BO: I would study the contact sheets and prints and then go back to the John Collier shooting script again and look for the holes, the places where I failed. For instance, I didn’t include a birthday party. I went to a few and they were totally chaotic. Finally the right moment unfolded and I was out of film. By the time I reloaded the camera the moment was past and I didn’t have time to go to another party. It was also critical to review the shooting script to see if I got the right overview. It takes months to find it. You have to keep making sure you have the long shot, the medium shot, and the close up.

RH: Did you think cinematically?

BO: You might say that, but I never studied movies. I got it from John Collier’s Visual Anthropology: Photography As a Research Method. Collier not only discussed land use, but also introduced me to the concept of ecology.

RH: How much of this thinking was influenced by Roy Stryker?
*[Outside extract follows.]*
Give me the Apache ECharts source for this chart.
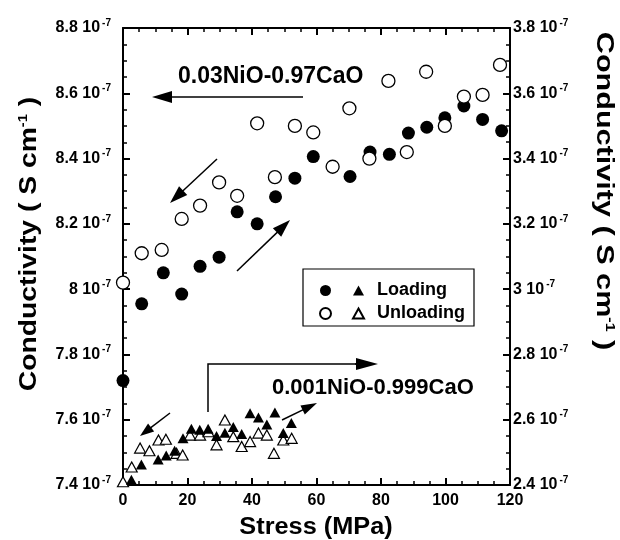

BO: It’s all commingled, but Stryker didn’t write the book. I was raised on a farm and we would get together with our neighbors at the community center for potluck dinners. That was the beginning of it for me, that sociology of a community.

RH: Do you see Starbucks functioning as our new community center?

BO: Absolutely. I belong to the local chamber of commerce. It takes time to know everybody in your community. When I go downtown and I go to Joe the barber, Joe knows me because of my brewery and my antique store. I am part of the fabric of this town. They know me.

RH: How did your business skills enable you to do Suburbia?

BO: I am interested in structure. I know how to organize, plan, and make things happen.

RH: As in Documentary Photographer: A Personal Point of View (1978)?

BO: Yes, It was self-published and includes my Guggenheim application, how to write a grant, and how to do a shooting script. I show how to use a strobe and what happens when you don’t. “Dark light” gives a different meaning to a photograph and dark photographs don’t fly for Suburbia. You want the strobe lights to make the image well lit so that it can easily be read. I also put out Publish Your Photo Book: A Guide to Self-Publishing (1979).

RH: What other books influenced your working style?

BO: The Life Library of Photography (1970). In one of the books the editors compared two photographs of a hardhat construction worker. One made with 35mm and a second with 2-1/4. The 35mm image appears menacing while the 2-1/4 looks “documentary.” There are more tones and texture, and it communicates a bigger meaning. It convinced me to jump to the 2-1/4 format. For me it was critical to have the subtlety of the flash fill and bare bulb flash with the Pentax 6 x 7 negative, a combination that brought out detail and depth. This made the pictures open and non-threatening. Had I shot Suburbia with 35mm it would have communicated a very different meaning.

RH: What is important for young people in the field to know today?

BO: I don’t know how you become a photographer. There are many fabulous young photographers producing at a high level of sophistication, but can they last 30 years? It’s not a normal life. You have to travel a lot and make work to please others. Nothing drives you crazier than working on an assignment and then having the client hate your images. I have a Christopher Morley adage on my wall: “There is only one success: to be able to spend your life in your own way.” I’ve lived it my way.